John Fox has been an NFL head coach for 15 years, he knows how the media/football coach relationship works. The media asks questions — often pointed ones — and the coach answers them. As long as both sides remain respectful, the jobs are pretty simple. On Monday, Fox made things complicated with a ridiculous response to a simple question.
A reporter asked the Chicago Bears head coach about Brian Hoyer not looking in Alshon Jeffery’s direction during a fourth-down play at the end of Chicago’s loss to the Indianapolis Colts on Sunday. Fox’s response was both disrespectful, and employed a tired, stupid trope about reporters.
“I think when you’re out there playing quarterback it looks a little different than when you’re up in a press box having hot dogs.”
He was then asked if that play and Hoyer’s decision not to go to Jeffery illustrated the difference between Jay Cutler and Hoyer. He responded:
“I’m not going to get into all this…Had we had the coolness of the hot dog-laden press box, we might have gone there.”

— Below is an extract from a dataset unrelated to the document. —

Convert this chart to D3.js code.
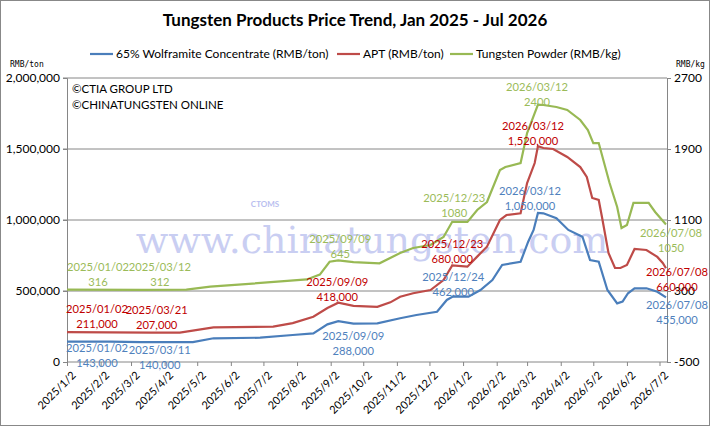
<!DOCTYPE html>
<html><head><meta charset="utf-8">
<script src="https://cdn.jsdelivr.net/npm/d3@7"></script>
<style>body{margin:0;background:#fff}svg{font-family:Lato,"Liberation Sans",sans-serif}</style>
</head><body><svg id="c" width="710" height="426"></svg>
<script>
const wolframite = [["2025-01-02",143000],["2025-02-11",143000],["2025-03-11",140000],["2025-04-28",140000],["2025-05-17",167000],["2025-06-29",171000],["2025-07-29",190000],["2025-08-17",202000],["2025-08-30",265000],["2025-09-09",288000],["2025-09-23",270000],["2025-10-15",272000],["2025-11-05",308000],["2025-11-20",331000],["2025-12-09",354000],["2025-12-18",437000],["2025-12-24",462000],["2026-01-07",460000],["2026-01-18",507000],["2026-01-29",577000],["2026-02-07",683000],["2026-02-24",706000],["2026-03-03",847000],["2026-03-08",930000],["2026-03-12",1050000],["2026-03-17",1047000],["2026-03-29",1012000],["2026-04-09",930000],["2026-04-22",882000],["2026-04-29",718000],["2026-05-07",706000],["2026-05-15",507000],["2026-05-24",413000],["2026-05-29",425000],["2026-06-03",484000],["2026-06-09",519000],["2026-06-20",519000],["2026-06-30",495000],["2026-07-08",455000]];
const apt = [["2025-01-02",211000],["2025-03-21",207000],["2025-04-16",207000],["2025-05-17",244000],["2025-07-11",249000],["2025-07-29",274000],["2025-08-17",319000],["2025-08-30",380000],["2025-09-09",418000],["2025-09-23",395000],["2025-10-15",388000],["2025-10-27",420000],["2025-11-05",460000],["2025-11-17",484000],["2025-12-03",507000],["2025-12-15",577000],["2025-12-23",680000],["2026-01-06",671000],["2026-01-15",742000],["2026-01-24",812000],["2026-02-05",1000000],["2026-02-11",1035000],["2026-02-24",1047000],["2026-03-02",1260000],["2026-03-09",1401000],["2026-03-12",1520000],["2026-03-17",1507000],["2026-03-26",1500000],["2026-04-08",1444000],["2026-04-20",1373000],["2026-04-26",1303000],["2026-05-01",1155000],["2026-05-07",1141000],["2026-05-10",1021000],["2026-05-16",768000],["2026-05-22",662000],["2026-05-27",662000],["2026-06-02",683000],["2026-06-09",796000],["2026-06-20",789000],["2026-06-30",740000],["2026-07-05",697000],["2026-07-08",660000]];
const powder = [["2025-01-02",316],["2025-03-12",312],["2025-04-22",316],["2025-05-14",349],["2025-07-24",413],["2025-08-11",430],["2025-08-23",485],["2025-09-01",630],["2025-09-09",645],["2025-09-23",625],["2025-10-17",612],["2025-11-05",728],["2025-11-17",785],["2025-12-03",818],["2025-12-15",908],["2025-12-23",1080],["2026-01-06",1078],["2026-01-15",1213],["2026-01-24",1303],["2026-02-05",1663],["2026-02-10",1697],["2026-02-24",1742],["2026-03-02",2080],["2026-03-12",2400],["2026-03-17",2396],["2026-03-29",2373],["2026-04-08",2340],["2026-04-20",2227],["2026-04-27",2114],["2026-05-02",1967],["2026-05-07",1967],["2026-05-17",1517],["2026-05-24",1246],["2026-05-28",1010],["2026-06-02",1044],["2026-06-08",1292],["2026-06-22",1292],["2026-06-28",1190],["2026-07-08",1050]];
const leftTicks = [0,500000,1000000,1500000,2000000];
const rightTicks = [-500,300,1100,1900,2700];
const monthTicks = ["2025-01-02","2025-02-02","2025-03-02","2025-04-02","2025-05-02","2025-06-02","2025-07-02","2025-08-02","2025-09-02","2025-10-02","2025-11-02","2025-12-02","2026-01-02","2026-02-02","2026-03-02","2026-04-02","2026-05-02","2026-06-02","2026-07-02"];
// annotations: series, date, line1, line2, dx, dy
const annotations = [
 ["g","2025-01-02","2025/01/02","316",31,-23],["g","2025-03-12","2025/03/12","312",18,-23],
 ["g","2025-09-09","2025/09/09","645",2,-21],["g","2025-12-23","2025/12/23","1080",2,-24],
 ["g","2026-03-12","2026/03/12","2400",-1,-18],["g","2026-07-08","2026/07/08","1050",5,9],
 ["r","2025-01-02","2025/01/02","211,000",30,-23],["r","2025-03-21","2025/03/21","207,000",5,-23],
 ["r","2025-09-09","2025/09/09","418,000",-1,-21],["r","2025-12-23","2025/12/23","680,000",0,-21],
 ["r","2026-03-12","2026/03/12","1,520,000",-5,-20],["r","2026-07-08","2026/07/08","660,000",11,4],
 ["b","2025-01-02","2025/01/02","143,000",30,6],["b","2025-03-11","2025/03/11","140,000",19,8],
 ["b","2025-09-09","2025/09/09","288,000",15,15],["b","2025-12-24","2025/12/24","462,000",0,-19],
 ["b","2026-03-12","2026/03/12","1,050,000",-8,-22],["b","2026-07-08","2026/07/08","455,000",11,8]];

const P = d3.timeParse("%Y-%m-%d");
const svg = d3.select("#c");
svg.append("rect").attr("x",0.5).attr("y",0.5).attr("width",709).attr("height",425).attr("fill","#fff").attr("stroke","#888");
const x = d3.scaleTime().domain([P("2025-01-02"),P("2026-07-08")]).range([67,666]);
const yL = d3.scaleLinear().domain([0,2000000]).range([362,78]);
const yR = d3.scaleLinear().domain([-500,2700]).range([362,78]);
const col = {b:"#4a7ebb", r:"#be4b48", g:"#98b954"};
const tcol = {b:"#4f81bd", r:"#c00000", g:"#9bbb59"};

svg.append("g").selectAll("line").data(leftTicks.slice(1)).join("line")
 .attr("x1",63).attr("x2",667).attr("y1",d=>yL(d)).attr("y2",d=>yL(d)).attr("stroke","#868686").attr("stroke-width",1);
svg.append("text").attr("x",372).attr("y",253).attr("text-anchor","middle").attr("font-family","DejaVu Serif,serif")
 .attr("font-size",38).attr("fill","#7b86e0").attr("opacity",0.4).text("www.chinatungsten.com");
svg.append("text").attr("x",265).attr("y",207).attr("text-anchor","middle").attr("font-size",8).attr("font-weight","bold")
 .attr("fill","#8a93e6").attr("opacity",0.6).text("CTOMS");

const la = svg.append("g").attr("transform","translate(67,0)").call(d3.axisLeft(yL).tickValues(leftTicks).tickSize(4).tickFormat(d3.format(",")));
la.select(".domain").attr("stroke","#868686");
la.selectAll("line").attr("stroke","#868686");
la.selectAll("text").attr("font-size",12).attr("fill","#000").attr("font-family","Lato,sans-serif");
const ra = svg.append("g").attr("transform","translate(667,0)").call(d3.axisRight(yR).tickValues(rightTicks).tickSize(4).tickFormat(d=>d));
ra.select(".domain").attr("stroke","#868686");
ra.selectAll("line").attr("stroke","#868686");
ra.selectAll("text").attr("font-size",12).attr("fill","#000").attr("font-family","Lato,sans-serif");
const xa = svg.append("g").attr("transform","translate(0,362)").call(d3.axisBottom(x).tickValues(monthTicks.map(P)).tickSize(4).tickFormat(d3.timeFormat("%Y/%-m/%-d")));
xa.select(".domain").attr("stroke","#868686").attr("d","M67,0H667");
xa.selectAll("line").attr("stroke","#868686");
xa.selectAll("text").attr("font-size",11).attr("fill","#000").attr("font-family","Lato,sans-serif")
 .attr("text-anchor","end").attr("dy",0).attr("dx",0).attr("transform","translate(4,9) rotate(-45)");

const mk = y => d3.line().x(d=>x(P(d[0]))).y(d=>y(d[1]));
svg.append("path").datum(wolframite).attr("d",mk(yL)).attr("fill","none").attr("stroke",col.b).attr("stroke-width",2.2);
svg.append("path").datum(apt).attr("d",mk(yL)).attr("fill","none").attr("stroke",col.r).attr("stroke-width",2.2);
svg.append("path").datum(powder).attr("d",mk(yR)).attr("fill","none").attr("stroke",col.g).attr("stroke-width",2.2);

const ser = {b:[wolframite,yL], r:[apt,yL], g:[powder,yR]};
annotations.forEach(a=>{
 const [data,ys] = ser[a[0]];
 const pt = data.find(d=>d[0]===a[1]);
 const px = x(P(pt[0]))+a[4], py = ys(pt[1])+a[5];
 const t = svg.append("text").attr("text-anchor","middle").attr("font-size",11.2).attr("fill",tcol[a[0]]).attr("font-family","Lato,sans-serif");
 t.append("tspan").attr("x",px).attr("y",py+4).text(a[2]);
 t.append("tspan").attr("x",px).attr("y",py+19).text(a[3]);
});

svg.append("text").attr("x",355).attr("y",26).attr("text-anchor","middle").attr("font-size",17).attr("font-weight","bold").text("Tungsten Products Price Trend, Jan 2025 - Jul 2026");
const leg = [["b","65% Wolframite Concentrate (RMB/ton)",90],["r","APT (RMB/ton)",337],["g","Tungsten Powder (RMB/kg)",450]];
leg.forEach(l=>{
 svg.append("line").attr("x1",l[2]).attr("x2",l[2]+23).attr("y1",54).attr("y2",54).attr("stroke",col[l[0]]).attr("stroke-width",2.2);
 svg.append("text").attr("x",l[2]+26).attr("y",58).attr("font-size",12).text(l[1]);
});
svg.append("text").attr("x",10).attr("y",67).attr("font-size",8).attr("font-family","DejaVu Sans Mono,monospace").text("RMB/ton");
svg.append("text").attr("x",676).attr("y",67).attr("font-size",8).attr("font-family","DejaVu Sans Mono,monospace").text("RMB/kg");
svg.append("text").attr("x",72).attr("y",93).attr("font-size",11.5).text("©CTIA GROUP LTD");
svg.append("text").attr("x",72).attr("y",109).attr("font-size",11.5).text("©CHINATUNGSTEN ONLINE");
</script></body></html>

So a reporter was clearly paying attention to the game, noticed (like many others) that Jeffery was wide open and Hoyer ignored him. Yes, quarterbacks make mistakes, but Jeffery is Chicago’s best offensive player, shouldn’t the team try everything it can to get him the ball in key situations? It was an absolutely fair question and Fox responded like a petulant child by insulting people who sit in press boxes.
Obviously plenty of condemnation is coming in for Fox’s comments but the strongest so far has been from Ian Rapoport:
I think we can all agree: Fox should be above this, but he clearly isn’t.